Pressure is mounting on Israeli Prime Minister Benjamin Netanyahu after a former Israeli intelligence officer was accused of failing to disrupt Hamas financing before the 7 October attack on Israel.
Udi Levy, former head of economic warfare in Israel's Mossad intelligence agency, told the BBC's Panorama that Netanyahu had ignored his repeated calls to take out Hamas' financing, a policy he believed could have impacted the group's military wing.
If the policy had been implemented, "the monster that Hamas built probably [wouldn't be] like the same monster that we faced on October 7th", adding that the group would have needed "billions, not millions" of dollars to finance its armed wing.
He further alleged that a sum of financing for Gaza, which is done with Israeli approval, was being diverted to Hamas' armed wing.
Hamas denies the accusation that it diverts money set for aid and the governance of Gaza to its armed wing, with the BBC noting "it is impossible to know how much donor cash – if any – Hamas may have appropriated for military purposes".
Netanyahu has previously told party colleagues that "anyone who wants to thwart the establishment of a Palestinian state has to support bolstering Hamas and transferring money to Hamas… this is part of our strategy – to isolate the Palestinians in Gaza from the Palestinians in the West Bank".
The accusations come as greater scrutiny is placed on the Israeli government and military over its inaction and, misplaced priorities, in the run-up to the 7 October attack on southern Israel that reportedly killed around 1,200 people, according to Israeli officials.

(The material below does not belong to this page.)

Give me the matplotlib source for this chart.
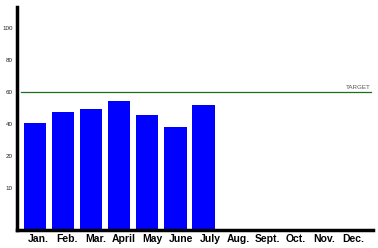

This includes the dismissal of warnings within the Israeli military's signals intelligence agency that Hamas was actively preparing an attack on Israel as noted in the 'Jericho Wall' document, a Hamas document captured by Israel detailing the plans of an assault.
Likewise, the Israeli army's repositioning into the occupied West Bank has also been marked for criticism, with commentators laying the blame on the capture of Israel's government by the far-right settler movement in the West Bank.

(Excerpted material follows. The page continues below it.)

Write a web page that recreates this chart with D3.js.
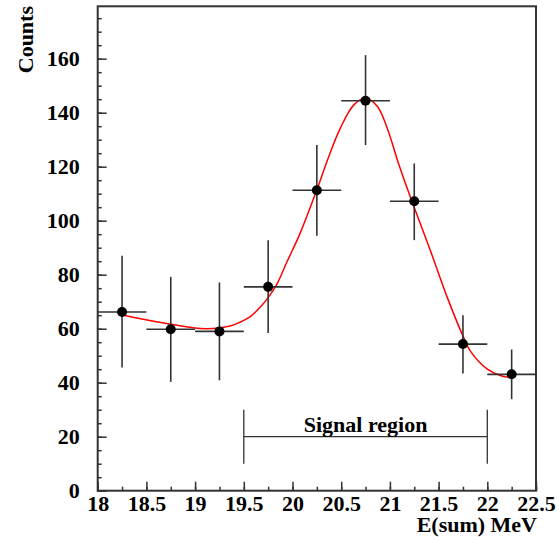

According to Aluf Benn writing in the Israeli daily Haaretz, the Israeli military had 400 combat soldiers and a dozen tanks stationed on the border with Gaza, compared to 21 to 22 battalions stationed in the West Bank.

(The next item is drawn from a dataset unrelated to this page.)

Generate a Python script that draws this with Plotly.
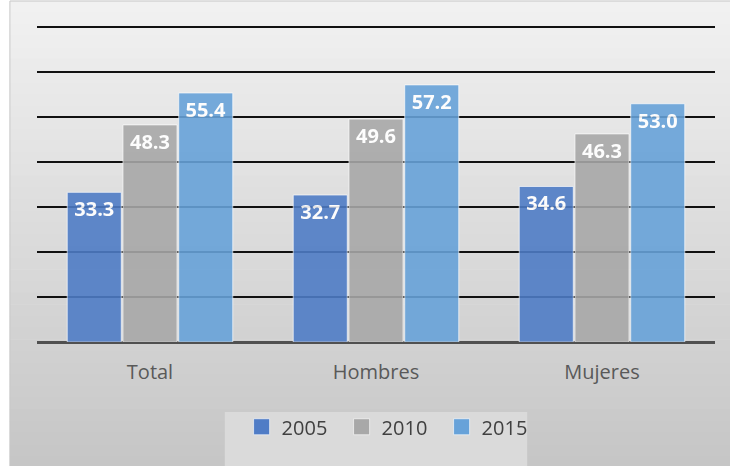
import plotly.graph_objects as go

categories = ["Total", "Hombres", "Mujeres"]
years = ["2005", "2010", "2015"]
values_2005 = [33.3, 32.7, 34.6]
values_2010 = [48.3, 49.6, 46.3]
values_2015 = [55.4, 57.2, 53.0]

series = [values_2005, values_2010, values_2015]
colors = ["#4f7cc6", "#a8a8a8", "#67a2d9"]

fig = go.Figure()

for name, vals, col in zip(years, series, colors):
  fig.add_trace(go.Bar(
      x = categories,
      y = vals,
      name = name,
      text = [f"{v:.1f}" for v in vals],
      textposition = "inside",
      insidetextanchor = "end",
      textfont = dict(color = "white", size = 20, family = "Open Sans"),
      texttemplate = "<b>%{text}</b>",
      marker = dict(color = col, line = dict(color = "rgba(255,255,255,0.7)", width = 1)),
      opacity = 0.9,
      showlegend = False
  ))

# legend entries with bigger square symbols
for name, col in zip(years, colors):
  fig.add_trace(go.Scatter(
      x = [None], y = [None], mode = "markers", name = name,
      marker = dict(symbol = "square", size = 16, color = col,
                    line = dict(color = "rgba(255,255,255,0.6)", width = 1))
  ))

# grey gradient background (chart area), built from thin bands
x0, x1 = -0.04, 1.03
y_top, y_bot = 1.079, -0.40
n = 40
for i in range(n):
  t = i / (n - 1)
  g = int(round(0xf1 - t * (0xf1 - 0xc6)))
  ya = y_top - (y_top - y_bot) * i / n
  yb = y_top - (y_top - y_bot) * (i + 1) / n
  fig.add_shape(type = "rect", xref = "paper", yref = "paper",
                x0 = x0, x1 = x1, y0 = yb, y1 = ya + 0.002,
                fillcolor = f"rgb({g},{g},{g})", line_width = 0, layer = "below")

fig.add_shape(type = "rect", xref = "paper", yref = "paper",
              x0 = x0, x1 = x1, y0 = y_bot - 0.05, y1 = y_top,
              fillcolor = "rgba(0,0,0,0)", line = dict(color = "#c8c8c8", width = 1), layer = "below")

# legend box
fig.add_shape(type = "rect", xref = "paper", yref = "paper",
              x0 = 0.277, x1 = 0.723, y0 = -0.42, y1 = -0.2215,
              fillcolor = "#dadada", line_width = 0, layer = "below")

fig.update_layout(
    width = 730, height = 466,
    margin = dict(l = 37, r = 15, t = 26, b = 124),
    paper_bgcolor = "white",
    plot_bgcolor = "rgba(0,0,0,0)",
    barmode = "group",
    bargap = 0.26,
    bargroupgap = 0.03,
    showlegend = True,
    legend = dict(orientation = "h", x = 0.523, xanchor = "center", y = -0.2065, yanchor = "top",
                  bgcolor = "rgba(0,0,0,0)", font = dict(size = 20, color = "#404040", family = "Open Sans"),
                  entrywidth = 55, entrywidthmode = "pixels"),
    font = dict(family = "Open Sans")
)

fig.update_xaxes(showgrid = False, showline = False, ticks = "", ticklabelstandoff = 16,
                 tickfont = dict(size = 20, color = "#595959", family = "Open Sans"))
fig.update_yaxes(range = [0, 70.3], dtick = 10, showticklabels = False,
                 showgrid = True, gridcolor = "#111111", gridwidth = 2,
                 zeroline = True, zerolinecolor = "#505050", zerolinewidth = 3)

fig.write_html("out.html", config = {"displayModeBar": False},
               post_script = "document.body.style.margin = '0'; document.body.style.overflow = 'hidden';")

Benn argues that the defence of the Gaza border was secondary to defending illegal Israeli settlements in the occupied West Bank, whose presence has caused an uptick in violence following numerous settler attacks against Palestinian villages in the territory.
Following the revelations of multiple failures from the Israeli military, its chief Herzi Halevi ordered the beginning of a long-awaited probe into the military's failures that allowed 7 October to happen, according to The Times of Israel.
The internal probe will include investigations over the failures of commanders to notice Hamas preparations before 7 October, as well as prepare for said attack themselves.
However, the military will not be investigating the policies of the political leadership in a bid to avoid confrontation with Netanyahu and his far-right allies Bezalel Smotrich and Itamar Ben-Gvir, who have previously slammed the demands for probes by the army into the failure.
Israel's war on Gaza has killed at least 29,310 Palestinians - mostly women and children, and injured over 69,330, with aid agencies warning of famine in the enclave, and the ICJ deeming Israeli conduct in the war as plausibly constituting genocide.